The project, with a total investment of RMB 8 billion, also includes a battery workshop with a planned annual capacity of 150,000 sets of batteries.
(Photo source: Hunan government website)
At a time when China's new energy vehicle (NEV) market is developing rapidly, car companies have been accelerating the acquisition of capacity.
On October 8, SAIC-Volkswagen, Volkswagen Group's joint venture with SAIC Motor, started work on a NEV project in Changsha, Hunan province, with a total investment of about 8 billion yuan($1.2 billion), according to information released by the local government.
The project is expected to gradually put into the production of new energy models on the MEB platform from 2024, with an expected capacity of 100,000 vehicles/year.
The project also includes a battery workshop with a planned annual capacity of 150,000 sets of batteries, with space reserved for capacity upgrades.

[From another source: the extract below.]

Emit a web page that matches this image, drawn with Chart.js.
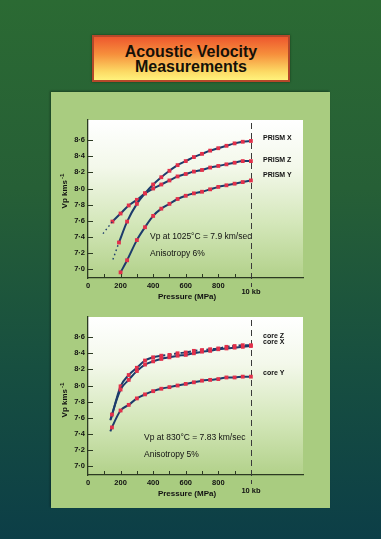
<!DOCTYPE html>
<html><head><meta charset="utf-8">
<script src="https://cdn.jsdelivr.net/npm/chart.js@4"></script>
<style>
html,body{margin:0;padding:0;}
body{width:381px;height:539px;overflow:hidden;position:relative;
 background:linear-gradient(to bottom,#2b6a33 0%,#265f36 35%,#174f40 68%,#0c3e47 100%);
 font-family:"Liberation Sans",Arial,sans-serif;}
#title{position:absolute;left:92px;top:35px;width:194px;height:43px;border:2px solid #b5482a;
 background:linear-gradient(to bottom,#ee582e 0%,#f68f3c 40%,#fcd964 80%,#fff27c 100%);
 text-align:center;font-weight:bold;font-size:16px;line-height:15px;color:#151008;box-shadow:0 0 2px #143818;}
#title .l1{margin-top:7px;}
#panel{position:absolute;left:51px;top:92px;width:279px;height:416px;background:#a9cc80;
 box-shadow:-1px -1px 2px rgba(0,0,0,0.35);}
canvas{position:absolute;}
</style></head>
<body>
<div id="title"><div class="l1">Acoustic Velocity</div><div>Measurements</div></div>
<div id="panel"></div>
<canvas id="c1" width="279" height="197" style="left:51px;top:110px"></canvas>
<canvas id="c2" width="279" height="200" style="left:51px;top:307px"></canvas>
<script>
// ---------- data ----------
const xTickValues = [0, 200, 400, 600, 800];
const xMinorTicks = [100, 200, 300, 400, 500, 600, 700, 800, 900];
const yTickValues = [7.0, 7.2, 7.4, 7.6, 7.8, 8.0, 8.2, 8.4, 8.6];
const markerPressure = 1000; // 10 kb

// Upper chart: 1025 °C
const prismXPressure = [190, 240, 300, 350, 400, 450, 500, 550, 600, 650, 700, 750, 800, 850, 900, 950, 1000];
const prismXVp       = [7.33, 7.59, 7.81, 7.94, 8.05, 8.14, 8.22, 8.29, 8.34, 8.39, 8.43, 8.47, 8.50, 8.53, 8.56, 8.58, 8.59];
const prismXExtPressure = [153, 190];
const prismXExtVp       = [7.12, 7.33];

const prismZPressure = [150, 200, 250, 300, 350, 400, 450, 500, 550, 600, 650, 700, 750, 800, 850, 900, 950, 1000];
const prismZVp       = [7.59, 7.69, 7.79, 7.86, 7.94, 8.00, 8.05, 8.10, 8.15, 8.18, 8.21, 8.23, 8.26, 8.28, 8.30, 8.32, 8.34, 8.34];
const prismZExtPressure = [92, 150];
const prismZExtVp       = [7.44, 7.59];

const prismYPressure = [200, 240, 300, 350, 400, 450, 500, 550, 600, 650, 700, 750, 800, 850, 900, 950, 1000];
const prismYVp       = [6.96, 7.11, 7.36, 7.52, 7.66, 7.75, 7.81, 7.87, 7.91, 7.94, 7.96, 7.99, 8.02, 8.04, 8.06, 8.08, 8.10];

// Lower chart: 830 °C
const coreZPressure = [200, 250, 300, 350, 400, 450, 500, 550, 600, 650, 700, 750, 800, 850, 900, 950, 1000];
const coreZVp       = [7.99, 8.13, 8.22, 8.31, 8.35, 8.37, 8.38, 8.40, 8.41, 8.43, 8.44, 8.45, 8.46, 8.48, 8.49, 8.50, 8.50];
const coreZStart    = [140, 7.58];

const coreXPressure = [147, 200, 250, 300, 350, 400, 450, 500, 550, 600, 650, 700, 750, 800, 850, 900, 950, 1000];
const coreXVp       = [7.64, 7.95, 8.07, 8.18, 8.26, 8.30, 8.33, 8.35, 8.37, 8.38, 8.40, 8.42, 8.43, 8.45, 8.46, 8.47, 8.48, 8.49];
const coreXStart    = [137, 7.57];

const coreYPressure = [147, 200, 250, 300, 350, 400, 450, 500, 550, 600, 650, 700, 750, 800, 850, 900, 950, 1000];
const coreYVp       = [7.48, 7.69, 7.76, 7.84, 7.89, 7.93, 7.96, 7.98, 8.00, 8.02, 8.04, 8.06, 8.07, 8.08, 8.10, 8.10, 8.11, 8.11];
const coreYStart    = [137, 7.43];

// ---------- styling ----------
const FONT = '"Liberation Sans", Arial, sans-serif';
const lineColor = '#1c3b6b';
const markColor = '#e2304a';
const axisColor = '#2c3a22';

function pts(xs, ys, start) {
  const p = xs.map((x, i) => ({x: x, y: ys[i]}));
  if (start) p.unshift({x: start[0], y: start[1]});
  return p;
}
function curve(xs, ys, start, extra) {
  return Object.assign({
    data: pts(xs, ys, start),
    borderColor: lineColor, borderWidth: 2,
    cubicInterpolationMode: 'monotone',
    pointStyle: 'rect',
    pointRadius: c => (start && c.dataIndex === 0) ? 0 : 2.7,
    pointBackgroundColor: markColor, pointBorderColor: markColor, pointBorderWidth: 0
  }, extra || {});
}
function dotted(xs, ys) {
  return {
    data: pts(xs, ys), borderColor: lineColor, borderWidth: 1.4,
    borderDash: [1.5, 3], pointRadius: 0, cubicInterpolationMode: 'monotone'
  };
}

const decor = {
  id: 'decor',
  beforeDraw(chart) {
    const {ctx, chartArea: a} = chart;
    const g = ctx.createLinearGradient(0, a.top, 0, a.bottom);
    g.addColorStop(0, '#ffffff');
    g.addColorStop(0.3, '#f3f8ea');
    g.addColorStop(0.65, '#d4e7ba');
    g.addColorStop(1, '#b2d18a');
    ctx.save(); ctx.fillStyle = g;
    ctx.fillRect(a.left, a.top, a.right - a.left, a.bottom - a.top);
    ctx.restore();
  },
  beforeDatasetsDraw(chart) {
    const {ctx, chartArea: a, scales} = chart;
    const x = Math.round(scales.x.getPixelForValue(markerPressure)) + 0.5;
    ctx.save();
    ctx.strokeStyle = '#3a3a3a'; ctx.lineWidth = 1; ctx.setLineDash([6, 4]);
    ctx.beginPath(); ctx.moveTo(x, a.top + 3); ctx.lineTo(x, a.bottom + 9); ctx.stroke();
    ctx.restore();
  },
  afterDraw(chart, args, o) {
    const {ctx, chartArea: a, scales} = chart;
    ctx.save();
    ctx.strokeStyle = axisColor; ctx.lineWidth = 1;
    xMinorTicks.forEach(v => {
      const x = Math.round(scales.x.getPixelForValue(v)) + 0.5;
      ctx.beginPath(); ctx.moveTo(x, a.bottom); ctx.lineTo(x, a.bottom - 4); ctx.stroke();
    });
    yTickValues.forEach(v => {
      const y = Math.round(scales.y.getPixelForValue(v)) + 0.5;
      ctx.beginPath(); ctx.moveTo(a.left, y); ctx.lineTo(a.left + 5, y); ctx.stroke();
    });
    ctx.fillStyle = '#111';
    ctx.textBaseline = 'middle';
    (o.texts || []).forEach(t => {
      ctx.font = t.font + ' ' + FONT;
      ctx.textAlign = t.align || 'left';
      if (t.rot) {
        ctx.save();
        ctx.translate(a.left + t.x, a.top + t.y);
        ctx.rotate(-Math.PI / 2);
        ctx.textAlign = 'left';
        const w = ctx.measureText(t.t).width;
        ctx.font = t.supFont + ' ' + FONT;
        const ws = ctx.measureText(t.sup).width;
        const start = -(w + ws + 1) / 2;
        ctx.font = t.font + ' ' + FONT;
        ctx.fillText(t.t, start, 0);
        ctx.font = t.supFont + ' ' + FONT;
        ctx.fillText(t.sup, start + w + 1, -3);
        ctx.restore();
      } else {
        ctx.fillText(t.t, a.left + t.x, a.top + t.y);
      }
    });
    ctx.restore();
  }
};

function makeChart(id, datasets, texts, xAxisH) {
  return new Chart(document.getElementById(id), {
    type: 'line',
    data: {datasets: datasets},
    options: {
      responsive: false, animation: false, events: [],
      layout: {padding: {left: 0, right: 27, top: 10, bottom: 0}},
      plugins: {legend: {display: false}, tooltip: {enabled: false}, decor: {texts: texts}},
      scales: {
        x: {
          type: 'linear', min: 0, max: 1320,
          afterFit: s => { s.height = xAxisH; },
          afterBuildTicks: s => { s.ticks = xTickValues.map(v => ({value: v})); },
          grid: {display: true, drawOnChartArea: false, drawTicks: false},
          border: {display: true, color: axisColor, width: 1.3},
          ticks: {padding: 3, autoSkip: false, maxRotation: 0, color: '#111',
                  font: {family: FONT, size: 7.5, weight: 'bold'}}
        },
        y: {
          type: 'linear', min: 6.89, max: 8.85,
          afterFit: s => { s.width = 37; },
          afterBuildTicks: s => { s.ticks = yTickValues.map(v => ({value: v})); },
          grid: {display: true, drawOnChartArea: false, drawTicks: false},
          border: {display: true, color: axisColor, width: 1.3},
          ticks: {padding: 3, color: '#111', callback: v => Number(v).toFixed(1).replace('.', '\u00B7'),
                  font: {family: FONT, size: 7.5, weight: 'bold'}}
        }
      }
    },
    plugins: [decor]
  });
}

makeChart('c1', [
  dotted(prismXExtPressure, prismXExtVp),
  dotted(prismZExtPressure, prismZExtVp),
  curve(prismXPressure, prismXVp),
  curve(prismZPressure, prismZVp),
  curve(prismYPressure, prismYVp)
], [
  {t: 'PRISM X', x: 175, y: 18, font: 'bold 7px'},
  {t: 'PRISM Z', x: 175, y: 40, font: 'bold 7px'},
  {t: 'PRISM Y', x: 175, y: 55, font: 'bold 7px'},
  {t: 'Vp at 1025\u00B0C = 7.9 km/sec', x: 62, y: 117, font: '8.5px'},
  {t: 'Anisotropy 6%', x: 62, y: 134, font: '8.5px'},
  {t: '10 kb', x: 163, y: 172, font: 'bold 7.5px', align: 'center'},
  {t: 'Pressure (MPa)', x: 99, y: 177, font: 'bold 8px', align: 'center'},
  {t: 'Vp kms', sup: '-1', rot: true, x: -23, y: 71, font: 'bold 8px', supFont: 'bold 6px'}
], 29);

makeChart('c2', [
  curve(coreXPressure, coreXVp, coreXStart),
  curve(coreZPressure, coreZVp, coreZStart, {
    segment: {borderDash: c => c.p0.parsed.x >= 450 ? [4, 2.5] : undefined}
  }),
  curve(coreYPressure, coreYVp, coreYStart)
], [
  {t: 'core Z', x: 175, y: 19.5, font: 'bold 7px'},
  {t: 'core X', x: 175, y: 25.5, font: 'bold 7px'},
  {t: 'core Y', x: 175, y: 56.5, font: 'bold 7px'},
  {t: 'Vp at 830\u00B0C = 7.83 km/sec', x: 56, y: 121, font: '8.5px'},
  {t: 'Anisotropy 5%', x: 56, y: 138, font: '8.5px'},
  {t: '10 kb', x: 163, y: 173.7, font: 'bold 7.5px', align: 'center'},
  {t: 'Pressure (MPa)', x: 99, y: 177, font: 'bold 8px', align: 'center'},
  {t: 'Vp kms', sup: '-1', rot: true, x: -23, y: 83, font: 'bold 8px', supFont: 'bold 6px'}
], 32);
</script>
</body></html>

According to the Volkswagen Group's previously announced target, it plans to increase the share of pure electric vehicles in all new vehicle sales to 50 percent by 2030, with a target of more than 40 percent in the Chinese market.
In addition to the Changsha project, on September 23, VW announced that it will invest more than 140 million euros to set up a battery plant in Hefei, Anhui Province, which has officially started construction and will be put into operation in the second half of 2023.
The plant is the first battery plant wholly owned by VW in China and is adjacent to VW's Anhui MEB plant, which is expected to improve logistics efficiency, reduce costs, and speed up the launch of electric vehicle products.
The initial annual capacity of the Hefei battery plant is planned to reach 150,000-180,000 sets of high-voltage battery systems, all of which will be used for pure electric models produced at VW's Anhui MEB plant.